The impression is being created that this would be merely a training mission with a limited number of soldiers going along for protection. In the past Parliament agreed to a reconstruction mission which in practice, however, soon became a battle mission. There are numerous reasons to assume that this will turn out the same.
For one thing, a police mission with military support is simply a military mission. The probable fifty instructors will be guarded by at least 250 soldiers, with some sources speaking of as many as 500. These soldiers will be heavily armed and will likely be required to perform other tasks in connection with NATO.

The Dutch soldiers sent to protect the mission will after all be operating on the basis of Chapter 7 of the UN Charter, the section that authorises the use of violence. The UN resolutions that lay the basis for the international presence permit all measures necessary for the creation of a safe environment, including offensive actions. There will even be provided four F16 fighter planes which can be deployed in the war in a variety of ways as has been the case for a number of years. In the past we have seen a so-called reconstruction mission in the Uruzgan region metamorphose into a battle mission. We must not allow ourselves to be misled in the same way a second time.

A second reason to refrain from supporting a new mission is the fact that it would be tantamount to giving support to a thoroughly corrupt government that can count on hardly any backing from the Afghan people. President Karzai held on to power last year through open fraud, and with the support of warlords with blood on their hands has broadened the base of his power. And in last September’s parliamentary elections there were once again a large number of irregularities. The foreign armed forces have made the process worse by paying the warlords handsomely in return for security. The Dutch presence is part of the problem rather than having become part of the solution.
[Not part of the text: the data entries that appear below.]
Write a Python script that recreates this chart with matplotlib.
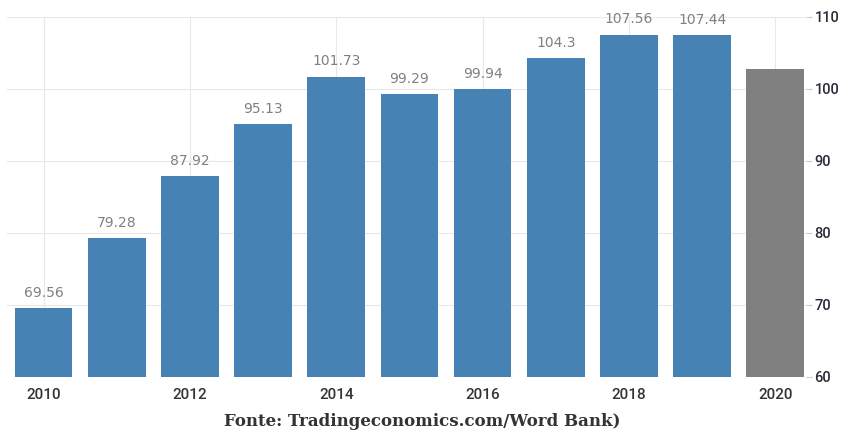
import matplotlib
matplotlib.use('Agg')
import matplotlib.pyplot as plt
import numpy as np

years = [2010, 2011, 2012, 2013, 2014, 2015, 2016, 2017, 2018, 2019, 2020]
values = [69.56, 79.28, 87.92, 95.13, 101.73, 99.29, 99.94, 104.3, 107.56, 107.44, 102.8]
labels = ['69.56', '79.28', '87.92', '95.13', '101.73', '99.29', '99.94', '104.3', '107.56', '107.44', '']
year_ticks = [2010, 2012, 2014, 2016, 2018, 2020]
y_ticks = [60, 70, 80, 90, 100, 110]

fig = plt.figure(figsize=(8.45, 4.32), dpi=100)
ax = fig.add_axes([7 / 845, 55 / 432, 799 / 845, 360 / 432])

colors = ['#4682b4'] * (len(years) - 1) + ['#808080']
bars = ax.bar(years, [v - 60 for v in values], bottom=60, width=0.79, color=colors, zorder=2)

for x, v, lab in zip(years, values, labels):
    if lab:
        ax.annotate(lab, (x, v), xytext=(0, 6), textcoords='offset points',
                    ha='center', va='bottom', fontsize=10, color='#808080',
                    family='DejaVu Sans')

ax.set_xlim(2009.5, 2020.42)
ax.set_ylim(60, 110)
ax.set_xticks(year_ticks)
ax.set_xticklabels([str(y) for y in year_ticks])
ax.set_yticks(y_ticks)

ax.yaxis.tick_right()
ax.tick_params(axis='y', length=4, width=0.8, color='#cccccc', pad=2,
               labelsize=10.5, labelcolor='#2a2a38')
ax.tick_params(axis='x', length=0, pad=8, labelsize=11, labelcolor='#333333')
for t in ax.get_xticklabels() + ax.get_yticklabels():
    t.set_family('Roboto')
    t.set_fontweight('medium')

ax.grid(True, color='#e8e8e8', linewidth=0.8, zorder=0)
for s in ax.spines.values():
    s.set_visible(False)

fig.text(0.5, 10 / 432, 'Fonte: Tradingeconomics.com/Word Bank)', ha='center', va='center',
         fontsize=12, fontweight='bold', color='#333333', family='DejaVu Serif')

fig.savefig('out.png', dpi=100)
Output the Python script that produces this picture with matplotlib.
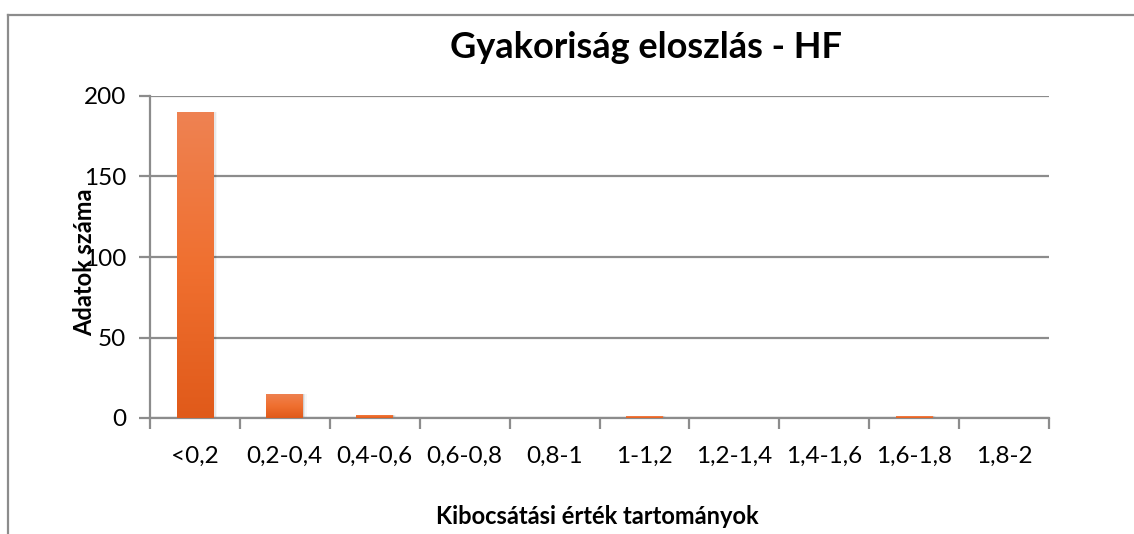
import matplotlib.pyplot as plt
import numpy as np
from matplotlib.colors import LinearSegmentedColormap
from matplotlib.lines import Line2D

categories = ['<0,2', '0,2-0,4', '0,4-0,6', '0,6-0,8', '0,8-1',
              '1-1,2', '1,2-1,4', '1,4-1,6', '1,6-1,8', '1,8-2']
counts = [190, 15, 2, 0, 0, 1, 0, 0, 1, 0]

title = 'Gyakoriság eloszlás - HF'
ylabel = 'Adatok száma'
xlabel = 'Kibocsátási érték tartományok'

plt.rcParams['font.family'] = ['Lato', 'DejaVu Sans']
grid_col = '#8c8c8c'

fig = plt.figure(figsize=(11.34, 5.34), dpi=100)
ax = fig.add_axes([150/1134, 116/534, 899/1134, 322/534])

x = np.arange(len(categories))
bars = ax.bar(x, counts, width=0.41, color='#ec6a2a', zorder=3)

# vertical gradient inside each bar
cmap = LinearSegmentedColormap.from_list('org', ['#e05a1a', '#f07030', '#ee8252'])
grad = np.linspace(0, 1, 256).reshape(-1, 1)
for b in bars:
    h = b.get_height()
    if h <= 0:
        continue
    x0 = b.get_x()
    im = ax.imshow(grad, cmap=cmap, origin='lower', aspect='auto',
                   extent=[x0, x0 + b.get_width(), 0, h], zorder=3)
    im.set_clip_path(b)
    # soft shadow
    for k, a in enumerate([0.10, 0.06, 0.03]):
        ax.bar(b.get_x() + b.get_width() / 2 + 0.012 * (k + 1), h, width=b.get_width(),
               color='black', alpha=a, zorder=2, linewidth=0)

ax.set_xlim(-0.5, len(categories) - 0.5)
ax.set_ylim(0, 200)
ax.set_yticks([0, 50, 100, 150, 200])
ax.yaxis.grid(True, color=grid_col, linewidth=1.6, zorder=0)
ax.set_axisbelow(True)

ax.set_xticks(x)
ax.set_xticklabels(categories, fontsize=17.5)
ax.set_xticks(np.arange(-0.5, len(categories)), minor=True)
ax.tick_params(axis='x', which='major', length=0, pad=20)
ax.tick_params(axis='x', which='minor', length=8, width=1.6, color=grid_col)
ax.tick_params(axis='y', length=8, width=1.6, color=grid_col, labelsize=17.5, pad=9)

for s in ['top', 'right']:
    ax.spines[s].set_visible(False)
for s in ['left', 'bottom']:
    ax.spines[s].set_color(grid_col)
    ax.spines[s].set_linewidth(1.6)

fig.text(646/1134, 1 - 48/534, title, fontsize=26, fontweight='bold',
         ha='center', va='center')
fig.text(85/1134, 1 - 262/534, ylabel, fontsize=17, fontweight='bold',
         rotation=90, ha='center', va='center')
fig.text(597/1134, 1 - 517/534, xlabel, fontsize=17, fontweight='bold',
         ha='center', va='center')

# outer chart frame (cropped)
fig.add_artist(Line2D([8/1134, 1], [1 - 15/534, 1 - 15/534], color=grid_col,
                      linewidth=1.6, transform=fig.transFigure))
fig.add_artist(Line2D([8/1134, 8/1134], [0, 1 - 15/534], color=grid_col,
                      linewidth=1.6, transform=fig.transFigure))

fig.savefig('out.png', dpi=100)
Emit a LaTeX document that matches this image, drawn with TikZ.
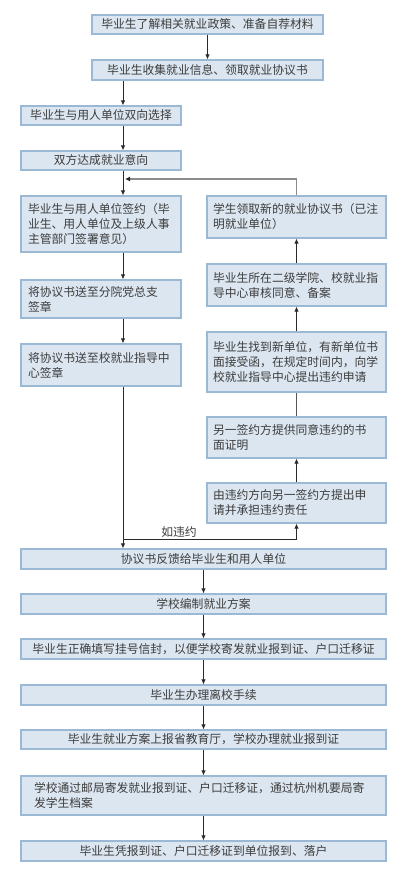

Recently the government informed Parliament about the deteriorating security situation in Afghanistan. They recognise that the rise in the number of incidents is the result in part of the increase in international troops as well as Afghan security troops operating in areas which the Taliban formerly used as their base of operations. This analysis concurs with reports from the US Defence Department which note that the Karzai government enjoys the support of the population in general in only a quarter of the strategic districts. Elsewhere, the Afghans have more sympathy for the insurgents or are at best neutral. Violence is therefore increasing and the people’s support, not only for Karzai but for the foreign troops, is in decline. Karzai does, after all, derive his power to a large extent from the presence of these troops.

The new mission must fit in with the policy of the US government. President Obama has announced that his own troops will be withdrawn from the Summer of 2011 onwards. A plan regarding this is provoking heavy debate within the leadership of the US army and the rest of the security apparatus. The telephone call from President Obama to Premier Rutte a few days ago must have taken the form of a plea to the Netherlands to fit into the war in Afghanistan.

The Rutte government needs the opposition if it is to find a majority in Parliament to support this mission. The PVV has, like the SP, repeatedly declared its opposition to a new adventure in Afghanistan. Opposition parties the Green Left and the PvdA (Labour Party) also appear to have major objections to a mission which does any more than training police and army and that would provide the basis for a new mission, however narrow. It would also simply be better if for once our country were to say ‘no’ to NATO, because we have already stayed two years longer than originally planned and the results have been exceptionally poor. Ending the military contribution would also offer space to consider alternatives to this military intervention which has gradually revealed itself to be a failure. This would also be to do right by our soldiers who have pledged their commitment in good faith under difficult circumstances but in practice are saddled with an impossible mission.

This article first appeared, in Dutch, on 8th November 2010 in the regional daily Friesch Dagblad.